To this end, the project manager must choose the
architecture, which will support the extraction,
transformation and loading of the data. If he has to deal
with large volumes of data, he must consider the potential
of partitioning and running multiple processes to optimize
on the ETL architecture. He must grapple with issues
relating to Data profiling, monitoring of source systems,
need for continuous ETL and set profiling in order to avoid
the common pitfalls of an ETL project. He must include error
checks and decide how many test cases he will build. He must
have a bird’s eye view of the technical risks and security.
Finally he must be conscious that the test results must
validate the effort to meet business requirements. This
stage of the project plan would include documentation of the
test plan; the development of the test plan and the
performance test plan using pre defined or customized
templates.
The project manager at this stage of the project will be
defining the ETL object Migration Plan and the Database
object migration plan. He will be completing the ETL mapping
specifications and defining the cleanup process for log and
bad files. The test plan specifications drawn up will
include plans for unit, volume and performance tests.
The next stage in the ETL project plan would be a
Walkthrough ETL process. The project manager would identify
the common modules; evaluate the efficiency of the ETL code,
the business logic, accuracy and standardization. The
documentation of the test results is a deliverable.
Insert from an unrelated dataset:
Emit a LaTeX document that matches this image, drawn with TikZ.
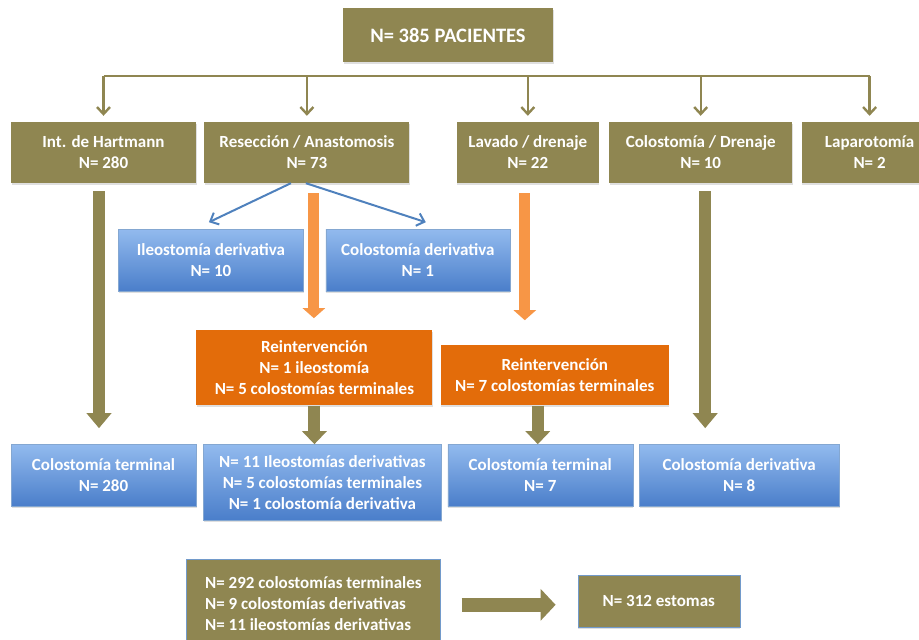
\documentclass[tikz,border=0pt]{standalone}
\usepackage{fontspec}
\setmainfont{Carlito}
\usetikzlibrary{arrows.meta, positioning, calc, shadows}
\definecolor{flowolive}{RGB}{143,134,81}
\definecolor{floworange}{RGB}{227,108,10}
\definecolor{flowlight}{RGB}{247,150,70}
\definecolor{flowblue}{RGB}{79,129,189}
\definecolor{flowbluetop}{RGB}{146,186,238}
\definecolor{flowbluebot}{RGB}{74,126,202}
\newcommand{\boxfont}{\fontsize{17}{21}\selectfont\bfseries}

\begin{document}
\begin{tikzpicture}[x=1pt, y=-1pt,
  box/.style={rectangle, fill=#1, text=white, font=\boxfont, align=center,
              inner sep=2pt, drop shadow={shadow xshift=0.6pt, shadow yshift=-1.8pt, opacity=0.25}},
  bluebox/.style={rectangle, draw=flowblue!70, top color=flowbluetop, bottom color=flowbluebot,
              text=white, font=\boxfont, align=center, inner sep=2pt,
              drop shadow={shadow xshift=0.6pt, shadow yshift=-1.8pt, opacity=0.25}},
  arr/.style={-{Straight Barb[length=7pt,width=13pt]}, line width=2.4pt, #1},
  fat/.style={-{Triangle[length=#1]}, line width=12pt},
  node distance=10pt
]
\useasboundingbox (0,0) rectangle (919,640);

%% Top
\node[box=flowolive, minimum width=210pt, minimum height=54pt, font=\fontsize{20.5}{24}\selectfont\bfseries]
  (pac) at (448,35) {N= 385 PACIENTES};

%% Interventions
\node[box=flowolive, minimum width=185pt, minimum height=61pt] (hart) at (103.5,152.5) {Int. de Hartmann\\N= 280};
\node[box=flowolive, minimum width=205pt, minimum height=61pt, right=8pt of hart]  (rese) {Resección / Anastomosis\\N= 73};
\node[box=flowolive, minimum width=142pt, minimum height=61pt, right=47pt of rese] (lava) {Lavado / drenaje\\N= 22};
\node[box=flowolive, minimum width=183pt, minimum height=61pt, right=10pt of lava] (cold) {Colostomía / Drenaje\\N= 10};
\node[box=flowolive, minimum width=136pt, minimum height=61pt, right=9pt of cold]  (lapa) {Laparotomía\\N= 2};

\coordinate (bus) at (0,76);
\draw[flowolive, line width=2.4pt] (bus -| hart.north) -- (bus -| lapa.north);
\foreach \n in {hart, rese, lava, cold, lapa}
  \draw[arr=flowolive, shorten >=6pt] (bus -| \n.north) -- (\n.north);

%% Derivative stomas after anastomosis
\node[bluebox, minimum width=185pt, minimum height=62pt, below=46pt of rese, xshift=-96pt] (ileo) {Ileostomía derivativa\\N= 10};
\node[bluebox, minimum width=184pt, minimum height=62pt, right=22pt of ileo] (colder) {Colostomía derivativa\\N= 1};
\draw[arr=flowblue, line width=2pt] ([xshift=-16pt]rese.south) -- ([xshift=-2pt,yshift=7pt]ileo.north);
\draw[arr=flowblue, line width=2pt] ([xshift=-1pt]rese.south) -- ([xshift=8pt,yshift=7pt]colder.north);

%% Reinterventions
\node[box=floworange, minimum width=236pt, minimum height=75pt, below=147pt of rese, xshift=7.5pt] (rein) {Reintervención\\N= 1 ileostomía\\N= 5 colostomías terminales};
\node[box=floworange, minimum width=228pt, minimum height=60pt, right=8pt of rein.south east, anchor=south west] (reinb) {Reintervención\\N= 7 colostomías terminales};
\draw[fat=10pt, flowlight, line width=11pt, -{Triangle[length=10pt,width=22pt]}]
  ($(rese.south)+(7,10)$) -- ($(rese.south |- rein.north)+(7,-12)$);
\draw[fat=10pt, flowlight, line width=11pt, -{Triangle[length=10pt,width=22pt]}]
  ($(lava.south)+(-3,10)$) -- ($(lava.south |- reinb.north)+(-3,-25)$);

%% Resulting stomas
\node[bluebox, minimum width=185pt, minimum height=62pt, below=261pt of hart] (term) {Colostomía terminal\\N= 280};
\node[bluebox, minimum width=238pt, minimum height=76pt, right=7pt of term.north east, anchor=north west] (mix) {N= 11 Ileostomías derivativas\\N= 5 colostomías terminales\\N= 1 colostomía derivativa};
\node[bluebox, minimum width=185pt, minimum height=62pt, right=6pt of mix.north east, anchor=north west] (termb) {Colostomía terminal\\N= 7};
\node[bluebox, minimum width=200pt, minimum height=62pt, right=6pt of termb] (derb) {Colostomía derivativa\\N= 8};

\draw[flowolive, -{Triangle[length=15pt,width=24pt]}, line width=12pt]
  ($(hart.south)+(-4.5,8)$) -- ($(hart.south |- term.north)+(-4.5,-16)$);
\draw[flowolive, -{Triangle[length=15pt,width=24pt]}, line width=12pt]
  ($(cold.south)+(4.5,8)$) -- ($(cold.south |- derb.north)+(4.5,-16)$);
\draw[flowolive, -{Triangle[length=13pt,width=24pt]}, line width=12pt]
  (rein.south) -- (rein.south |- mix.north);
\draw[flowolive, -{Triangle[length=13pt,width=24pt]}, line width=12pt]
  ($(termb.north |- reinb.south)+(-2.5,0)$) -- ($(termb.north)+(-2.5,0)$);

%% Totals
\node[box=flowolive, draw=flowblue!80, minimum width=254pt, minimum height=90pt, align=left,
      below=38pt of mix, xshift=-9pt] (summ) {N= 292 colostomías terminales\\N= 9 colostomías derivativas\\N= 11 ileostomías derivativas};
\node[box=flowolive, draw=flowblue!80, minimum width=162pt, minimum height=52pt, right=137pt of summ, yshift=3pt] (esto) {N= 312 estomas};
\draw[flowolive, -{Triangle[length=15pt,width=31pt]}, line width=14pt]
  ($(summ.east)+(21,1)$) -- ($(summ.east -| esto.west)+(-22,1)$);
\end{tikzpicture}
\end{document}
The project then moves rapidly on to user validation tests
wherein the user validates the end product and certifies
whether or not it meets the business specifications set
forth at the start of the project. The business requirement
specification document forms the basis of the assessment.
If all business needs have been met the project manager
begins the move from prototype to production stage.
Thereafter the ETL process maintenance process needs to kick
in. This would include ETL process break definitions and ETL
process update specifications. The deliverables would
include Updated business requirements specifications,
updated mapping specifications, revised mapping
specification, updated ETL object migration form, developer
check methodologies for final results in production and
monitoring of ETL process.
The Silver Bullet
Achieving ETL success is not unlike achieving success in
other areas of data warehouse development. It takes a
willingness to experiment and to approach development in new
and sometimes unorthodox ways. Keep an open mind and
remember there are no silver bullets in ETL architecture.
Methods that yield promising results in some situations may
perform poorly in others. The approaches to development and
design discussed in this article are good starting points
for managing ETL processes and ultimately reaching your
goals in this critical area of data warehouse development.